*TO DO:* Take every line that has the string "this" and copy it out.

[Entries with chart source code]

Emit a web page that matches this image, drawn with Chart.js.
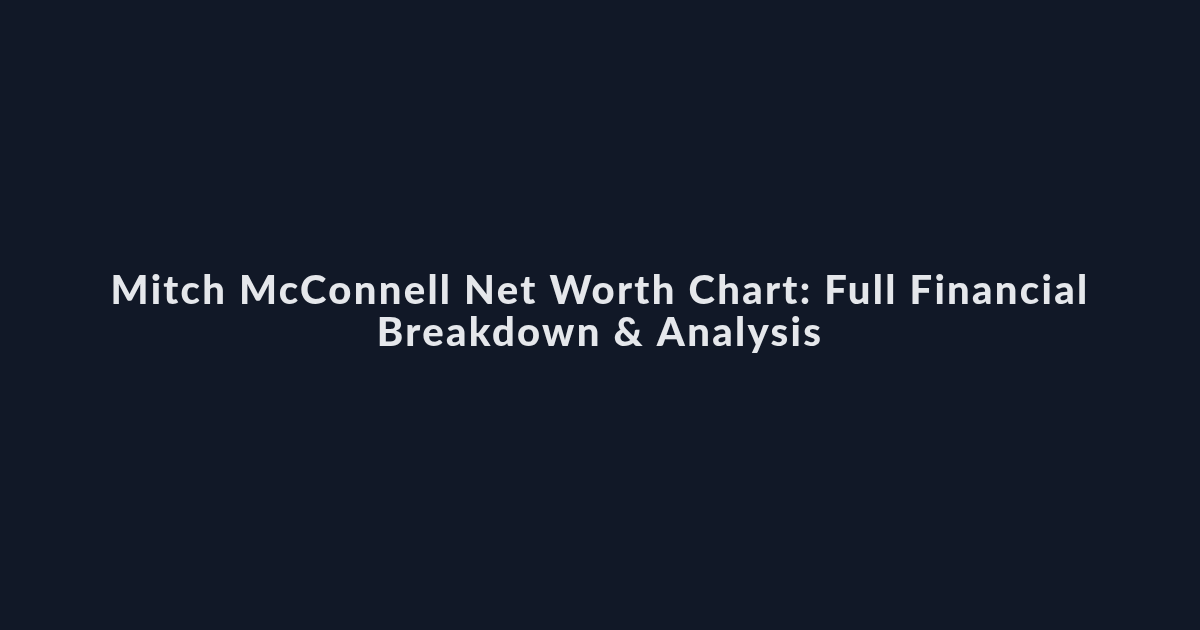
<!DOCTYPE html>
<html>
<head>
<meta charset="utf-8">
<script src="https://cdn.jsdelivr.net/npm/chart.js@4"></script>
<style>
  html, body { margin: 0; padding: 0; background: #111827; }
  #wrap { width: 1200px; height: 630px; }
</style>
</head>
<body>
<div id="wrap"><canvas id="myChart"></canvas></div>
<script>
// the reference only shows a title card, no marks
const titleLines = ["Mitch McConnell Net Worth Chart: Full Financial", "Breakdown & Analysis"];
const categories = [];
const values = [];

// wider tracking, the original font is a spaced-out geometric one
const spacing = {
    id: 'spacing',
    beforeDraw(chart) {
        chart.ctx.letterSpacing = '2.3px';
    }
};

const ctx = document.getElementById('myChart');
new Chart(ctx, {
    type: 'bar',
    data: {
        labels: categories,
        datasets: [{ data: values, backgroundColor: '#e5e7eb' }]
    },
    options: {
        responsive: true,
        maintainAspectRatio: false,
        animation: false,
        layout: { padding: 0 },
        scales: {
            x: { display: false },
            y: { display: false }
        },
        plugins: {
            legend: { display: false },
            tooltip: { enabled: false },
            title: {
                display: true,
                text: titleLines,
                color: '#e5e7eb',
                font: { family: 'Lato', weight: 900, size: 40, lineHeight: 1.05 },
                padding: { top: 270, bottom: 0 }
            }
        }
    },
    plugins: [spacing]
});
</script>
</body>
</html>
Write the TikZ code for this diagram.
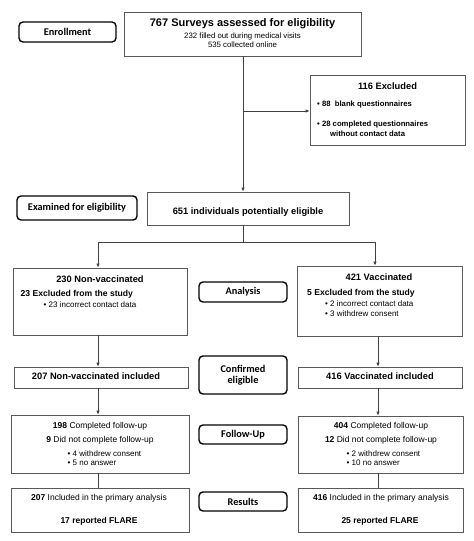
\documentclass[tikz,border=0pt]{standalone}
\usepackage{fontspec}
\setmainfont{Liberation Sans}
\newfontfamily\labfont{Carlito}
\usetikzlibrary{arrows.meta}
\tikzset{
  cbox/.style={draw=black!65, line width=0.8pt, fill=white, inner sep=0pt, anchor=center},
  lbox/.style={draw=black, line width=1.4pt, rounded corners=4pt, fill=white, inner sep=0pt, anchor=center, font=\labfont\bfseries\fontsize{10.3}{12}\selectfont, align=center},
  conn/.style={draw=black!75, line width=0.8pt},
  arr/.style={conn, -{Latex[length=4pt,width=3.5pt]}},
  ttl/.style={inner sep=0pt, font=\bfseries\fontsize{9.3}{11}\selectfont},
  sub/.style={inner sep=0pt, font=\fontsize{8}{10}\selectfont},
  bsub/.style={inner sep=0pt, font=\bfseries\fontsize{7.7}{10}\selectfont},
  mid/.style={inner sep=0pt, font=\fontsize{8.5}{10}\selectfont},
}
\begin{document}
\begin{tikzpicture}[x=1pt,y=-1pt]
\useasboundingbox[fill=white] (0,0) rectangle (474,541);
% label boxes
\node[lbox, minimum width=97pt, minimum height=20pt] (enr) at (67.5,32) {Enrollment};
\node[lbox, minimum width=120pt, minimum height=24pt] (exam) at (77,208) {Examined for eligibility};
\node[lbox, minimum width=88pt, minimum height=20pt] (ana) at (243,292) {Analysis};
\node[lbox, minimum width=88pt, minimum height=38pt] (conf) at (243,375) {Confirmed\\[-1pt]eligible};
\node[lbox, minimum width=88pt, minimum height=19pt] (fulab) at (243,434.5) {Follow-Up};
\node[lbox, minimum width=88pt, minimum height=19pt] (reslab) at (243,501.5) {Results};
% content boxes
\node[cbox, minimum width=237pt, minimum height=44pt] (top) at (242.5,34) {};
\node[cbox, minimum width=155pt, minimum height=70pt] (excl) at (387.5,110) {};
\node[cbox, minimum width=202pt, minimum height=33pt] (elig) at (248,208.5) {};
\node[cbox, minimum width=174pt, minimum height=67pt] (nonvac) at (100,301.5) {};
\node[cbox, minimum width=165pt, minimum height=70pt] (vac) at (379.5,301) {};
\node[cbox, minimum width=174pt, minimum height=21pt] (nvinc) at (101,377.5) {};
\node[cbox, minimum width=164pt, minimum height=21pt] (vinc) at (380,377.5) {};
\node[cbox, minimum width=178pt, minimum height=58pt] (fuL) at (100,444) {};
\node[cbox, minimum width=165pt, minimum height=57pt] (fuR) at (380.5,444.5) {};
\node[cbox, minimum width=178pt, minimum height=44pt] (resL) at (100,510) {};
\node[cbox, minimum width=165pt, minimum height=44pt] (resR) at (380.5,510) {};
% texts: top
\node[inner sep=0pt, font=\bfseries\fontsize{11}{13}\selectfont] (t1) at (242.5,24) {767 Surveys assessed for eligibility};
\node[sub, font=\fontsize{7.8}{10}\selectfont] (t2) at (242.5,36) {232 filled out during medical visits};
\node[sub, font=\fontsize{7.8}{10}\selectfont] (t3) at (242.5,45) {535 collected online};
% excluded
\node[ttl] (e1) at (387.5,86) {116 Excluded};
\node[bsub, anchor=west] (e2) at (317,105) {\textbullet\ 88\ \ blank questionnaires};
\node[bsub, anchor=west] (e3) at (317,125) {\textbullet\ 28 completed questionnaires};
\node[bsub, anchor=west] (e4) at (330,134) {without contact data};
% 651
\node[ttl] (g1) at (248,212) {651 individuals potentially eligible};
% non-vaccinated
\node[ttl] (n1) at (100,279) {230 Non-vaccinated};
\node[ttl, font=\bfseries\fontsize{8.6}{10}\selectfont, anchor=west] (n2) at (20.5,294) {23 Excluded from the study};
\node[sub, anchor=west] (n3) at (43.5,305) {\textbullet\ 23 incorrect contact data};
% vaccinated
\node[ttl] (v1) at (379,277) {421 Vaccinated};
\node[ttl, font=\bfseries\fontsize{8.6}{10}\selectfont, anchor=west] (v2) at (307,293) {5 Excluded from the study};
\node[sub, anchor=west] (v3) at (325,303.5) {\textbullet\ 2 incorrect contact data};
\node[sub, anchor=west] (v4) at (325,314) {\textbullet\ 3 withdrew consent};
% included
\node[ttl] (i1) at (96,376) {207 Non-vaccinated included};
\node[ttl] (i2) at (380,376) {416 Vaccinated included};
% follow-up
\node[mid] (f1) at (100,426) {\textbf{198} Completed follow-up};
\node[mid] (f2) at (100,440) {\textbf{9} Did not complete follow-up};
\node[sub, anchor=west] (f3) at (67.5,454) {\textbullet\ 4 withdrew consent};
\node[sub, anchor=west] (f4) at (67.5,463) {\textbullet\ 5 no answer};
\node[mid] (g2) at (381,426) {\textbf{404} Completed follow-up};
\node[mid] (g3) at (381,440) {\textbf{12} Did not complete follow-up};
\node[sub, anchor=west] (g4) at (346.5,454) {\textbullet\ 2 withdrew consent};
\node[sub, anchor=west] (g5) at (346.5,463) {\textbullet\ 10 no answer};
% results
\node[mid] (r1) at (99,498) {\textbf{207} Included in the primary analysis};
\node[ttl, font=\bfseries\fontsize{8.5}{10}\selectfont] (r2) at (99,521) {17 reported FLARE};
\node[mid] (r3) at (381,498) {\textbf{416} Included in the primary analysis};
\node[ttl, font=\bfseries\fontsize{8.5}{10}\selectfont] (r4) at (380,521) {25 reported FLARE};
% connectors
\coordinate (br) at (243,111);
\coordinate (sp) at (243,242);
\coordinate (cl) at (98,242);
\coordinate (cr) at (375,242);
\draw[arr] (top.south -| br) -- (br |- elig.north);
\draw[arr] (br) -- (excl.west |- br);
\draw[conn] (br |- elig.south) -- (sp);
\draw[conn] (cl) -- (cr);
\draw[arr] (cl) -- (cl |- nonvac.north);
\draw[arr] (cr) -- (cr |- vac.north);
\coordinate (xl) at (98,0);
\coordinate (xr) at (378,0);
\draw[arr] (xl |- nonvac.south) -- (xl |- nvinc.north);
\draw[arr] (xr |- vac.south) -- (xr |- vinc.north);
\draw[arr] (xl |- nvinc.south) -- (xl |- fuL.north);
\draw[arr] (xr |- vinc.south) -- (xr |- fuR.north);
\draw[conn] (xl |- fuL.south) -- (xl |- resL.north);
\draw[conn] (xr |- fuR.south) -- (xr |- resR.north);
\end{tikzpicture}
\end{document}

*EXERCISE RESULT:*
Emit a web page that matches this image, drawn with Chart.js.
Write the TikZ code for this diagram.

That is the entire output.